I turned off the password on my main email account this spring, which is the sort of thing I do so you do not have to. Nothing broke. The phone asked for my fingerprint, the login went through, and a bearer secret that had survived three breaches and one very stupid sticky note simply stopped existing. So when the FIDO Alliance announced on World Passkey Day that there are now an estimated five billion passkeys in use worldwide, I was inclined to believe passkey use is genuinely climbing, even if that exact five-billion figure is a soft one.
Those headline numbers are survey findings, not measurements of the world. FIDO, the industry body that promotes passkeys, had Sapio Research poll 11,000 consumers across ten countries in April 2026; that State of Passkeys 2026 report puts self-reported awareness at 90 percent and says 75 percent have enabled a passkey somewhere. Interested party, self-reported, but not nothing. Microsoft, in its World Passkey Day post of May 7, 2026, says hundreds of millions of users now sign in with passkeys daily, and that 99.6 percent of its own users and devices run phishing-resistant authentication, both figures about Microsoft, from Microsoft. "Passkeys are moving into the mainstream because they deliver something the industry has struggled to achieve for decades: authentication that is both more secure and easier to use," said FIDO CEO Andrew Shikiar in the alliance's own World Passkey Day announcement.
Here is the part worth understanding. A passkey is a public and private key pair. The private key is never shared with the site you log into; the server stores only the public half, so there is no shared secret in a database to steal. (For the synced passkeys most consumers use, the private key does move between your own devices, but end-to-end encrypted through iCloud Keychain or Google Password Manager, never handed to the site.) That alone kills the breach-dump economy. The cleverer bit is origin binding. Each passkey is scoped to a relying party ID, normally the site's registrable domain, and per the WebAuthn spec your browser refuses to release a credential to an origin it was not created for. The signed login data carries the origin too, as a server-side backstop, but the first block comes earlier: the browser will not even offer the wrong site your key.
Play that forward against a phishing attack. You land on a pixel-perfect clone at paypa1-secure.com and try to log in. With a password you would type the secret straight into the attacker's form, because the page looks right. With a passkey there is nothing to type: the credential is bound to paypal.com, the browser sees the wrong origin, and the key simply does not fire. There is no secret to hand over. In its 2025 Digital Defense Report, Microsoft measured AI-generated phishing lures pulling a 54 percent click-through rate against 12 percent for ordinary human-written ones. The failure mode passkeys remove is exactly the one AI is making cheaper to exploit.

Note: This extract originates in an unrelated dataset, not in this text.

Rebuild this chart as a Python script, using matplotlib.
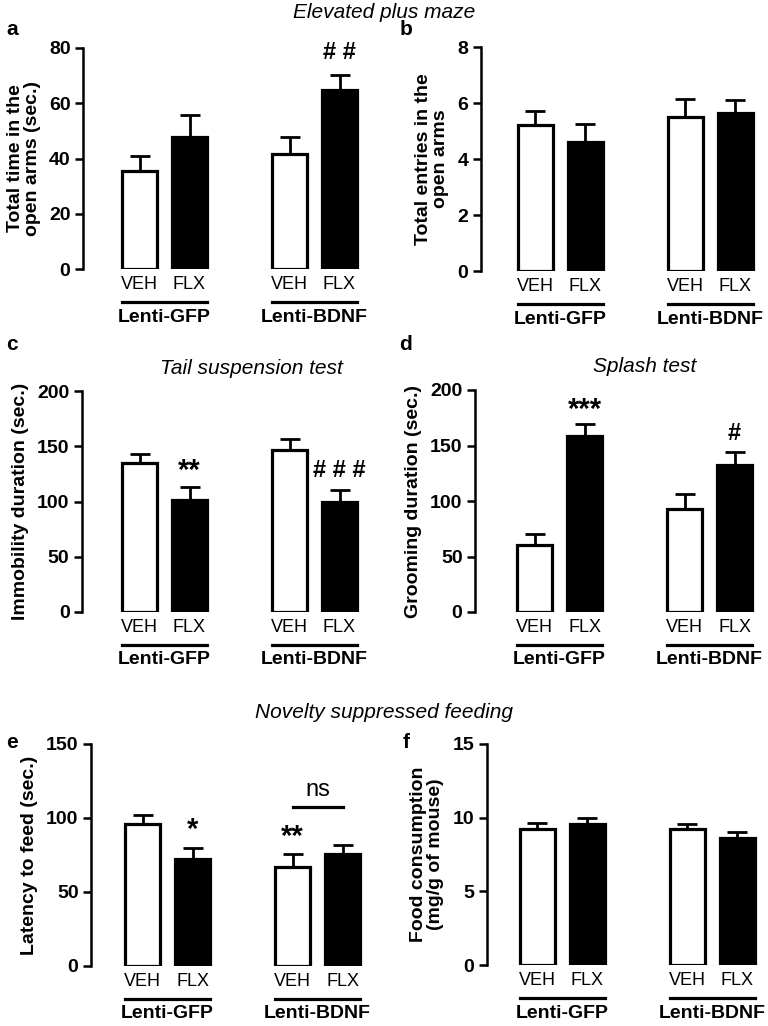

So we are done, yes? No. This is where I put the failing case first, as usual. FIDO's workforce study, 1,400 security decision-makers at organizations of 500 or more employees across the same ten countries, found that 57 percent of organizations that have already deployed passkeys still rely on phishable methods for primary, day-to-day sign-in. Read that twice. They shipped the passkey and left a one-time code or a security question behind it as the fallback. A passwordless front door with a phishable back door is still a phishable building. The attacker does not batter the reinforced part; they call the help desk and walk in through the reset flow.
The blocker is no longer users; awareness sits at 90 percent, adoption at 75, and in the same FIDO survey nearly half of people say they abandon a sign-in or purchase when they cannot remember a password. People want this. What we have not solved is recovery and fallback: losing the phone, buying a new laptop, proving it is really you without a device. Each quietly reintroduces the old weak secret. Microsoft is at least removing security questions as an Entra ID password-reset option starting in January 2027, which is the correct kind of unglamorous work.
The lesson is old and I keep relearning it: a system is only as strong as its weakest recovery path. Passkeys are the genuine article, not hype. But "we deployed passkeys" and "we killed the password" are different sentences, and most of the industry lives in the gap between them.
So, your homework this weekend. Turn on a passkey for one account you actually care about, email first. Then look at that account's recovery options and delete every phishable one you can: the SMS code, the security questions, the backup you set up in 2014 and forgot. The front door was never really the problem.